■ **What is expected**: Every record must be repeated exactly; omit any pictures they contain.

☆ ☆ ☆

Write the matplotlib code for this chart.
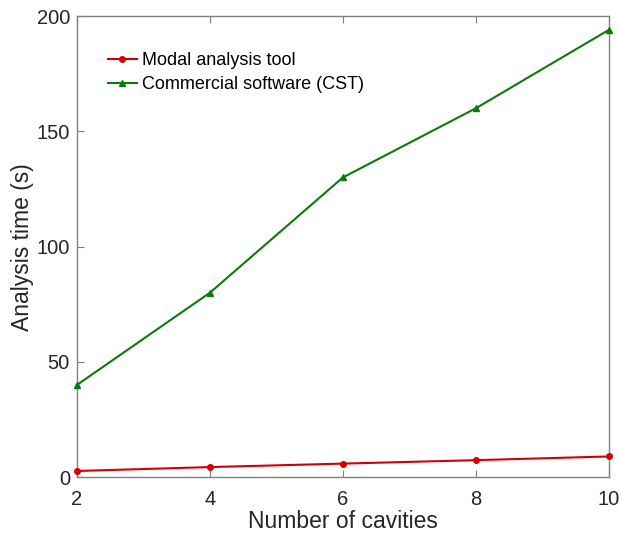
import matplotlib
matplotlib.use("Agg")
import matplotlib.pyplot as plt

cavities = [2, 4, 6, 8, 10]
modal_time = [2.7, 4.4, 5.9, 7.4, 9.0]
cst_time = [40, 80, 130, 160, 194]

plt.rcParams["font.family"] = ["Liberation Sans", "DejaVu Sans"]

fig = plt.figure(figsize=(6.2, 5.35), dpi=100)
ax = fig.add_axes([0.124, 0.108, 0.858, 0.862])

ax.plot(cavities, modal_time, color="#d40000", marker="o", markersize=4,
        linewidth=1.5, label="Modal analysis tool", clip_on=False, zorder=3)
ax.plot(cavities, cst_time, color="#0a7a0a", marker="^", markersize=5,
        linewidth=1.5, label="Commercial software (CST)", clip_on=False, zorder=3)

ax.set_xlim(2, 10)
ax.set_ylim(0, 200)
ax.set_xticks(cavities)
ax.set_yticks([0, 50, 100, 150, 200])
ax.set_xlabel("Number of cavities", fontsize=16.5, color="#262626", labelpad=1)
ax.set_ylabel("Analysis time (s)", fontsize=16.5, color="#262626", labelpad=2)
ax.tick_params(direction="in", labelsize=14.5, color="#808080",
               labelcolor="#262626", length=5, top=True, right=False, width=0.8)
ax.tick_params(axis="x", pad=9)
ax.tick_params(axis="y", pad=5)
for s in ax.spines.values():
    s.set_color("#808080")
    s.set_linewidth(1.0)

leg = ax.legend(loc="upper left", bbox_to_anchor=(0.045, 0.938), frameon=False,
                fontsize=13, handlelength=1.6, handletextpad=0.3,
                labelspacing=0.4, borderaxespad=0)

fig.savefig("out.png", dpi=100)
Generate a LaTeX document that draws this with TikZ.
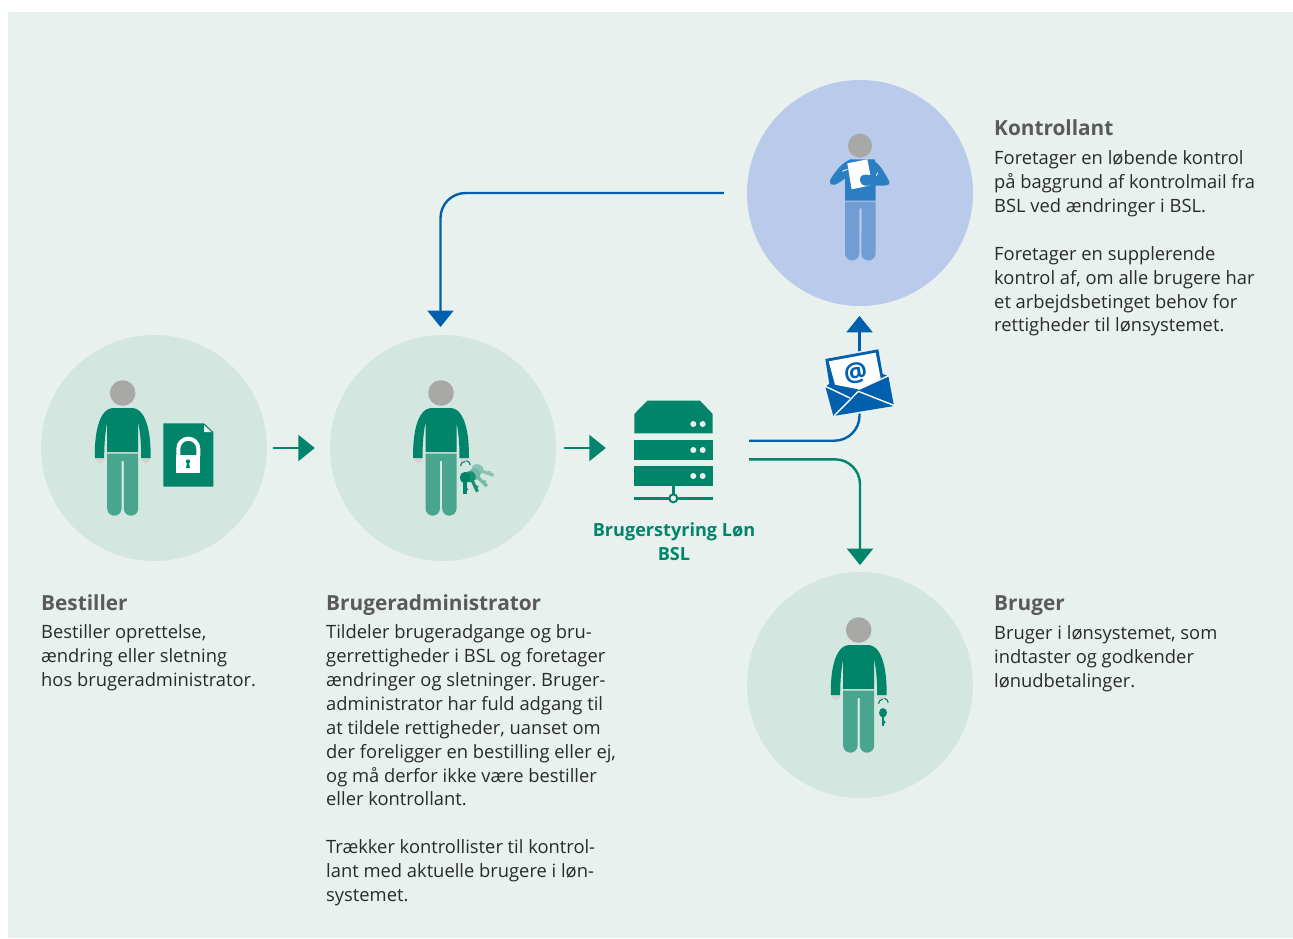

☆ ☆ ☆

■ **Task solution**:
Write the matplotlib code for this chart.
import matplotlib
matplotlib.use("Agg")
import matplotlib.pyplot as plt

cavities = [2, 4, 6, 8, 10]
modal_time = [2.7, 4.4, 5.9, 7.4, 9.0]
cst_time = [40, 80, 130, 160, 194]

plt.rcParams["font.family"] = ["Liberation Sans", "DejaVu Sans"]

fig = plt.figure(figsize=(6.2, 5.35), dpi=100)
ax = fig.add_axes([0.124, 0.108, 0.858, 0.862])

ax.plot(cavities, modal_time, color="#d40000", marker="o", markersize=4,
        linewidth=1.5, label="Modal analysis tool", clip_on=False, zorder=3)
ax.plot(cavities, cst_time, color="#0a7a0a", marker="^", markersize=5,
        linewidth=1.5, label="Commercial software (CST)", clip_on=False, zorder=3)

ax.set_xlim(2, 10)
ax.set_ylim(0, 200)
ax.set_xticks(cavities)
ax.set_yticks([0, 50, 100, 150, 200])
ax.set_xlabel("Number of cavities", fontsize=16.5, color="#262626", labelpad=1)
ax.set_ylabel("Analysis time (s)", fontsize=16.5, color="#262626", labelpad=2)
ax.tick_params(direction="in", labelsize=14.5, color="#808080",
               labelcolor="#262626", length=5, top=True, right=False, width=0.8)
ax.tick_params(axis="x", pad=9)
ax.tick_params(axis="y", pad=5)
for s in ax.spines.values():
    s.set_color("#808080")
    s.set_linewidth(1.0)

leg = ax.legend(loc="upper left", bbox_to_anchor=(0.045, 0.938), frameon=False,
                fontsize=13, handlelength=1.6, handletextpad=0.3,
                labelspacing=0.4, borderaxespad=0)

fig.savefig("out.png", dpi=100)
Generate a LaTeX document that draws this with TikZ.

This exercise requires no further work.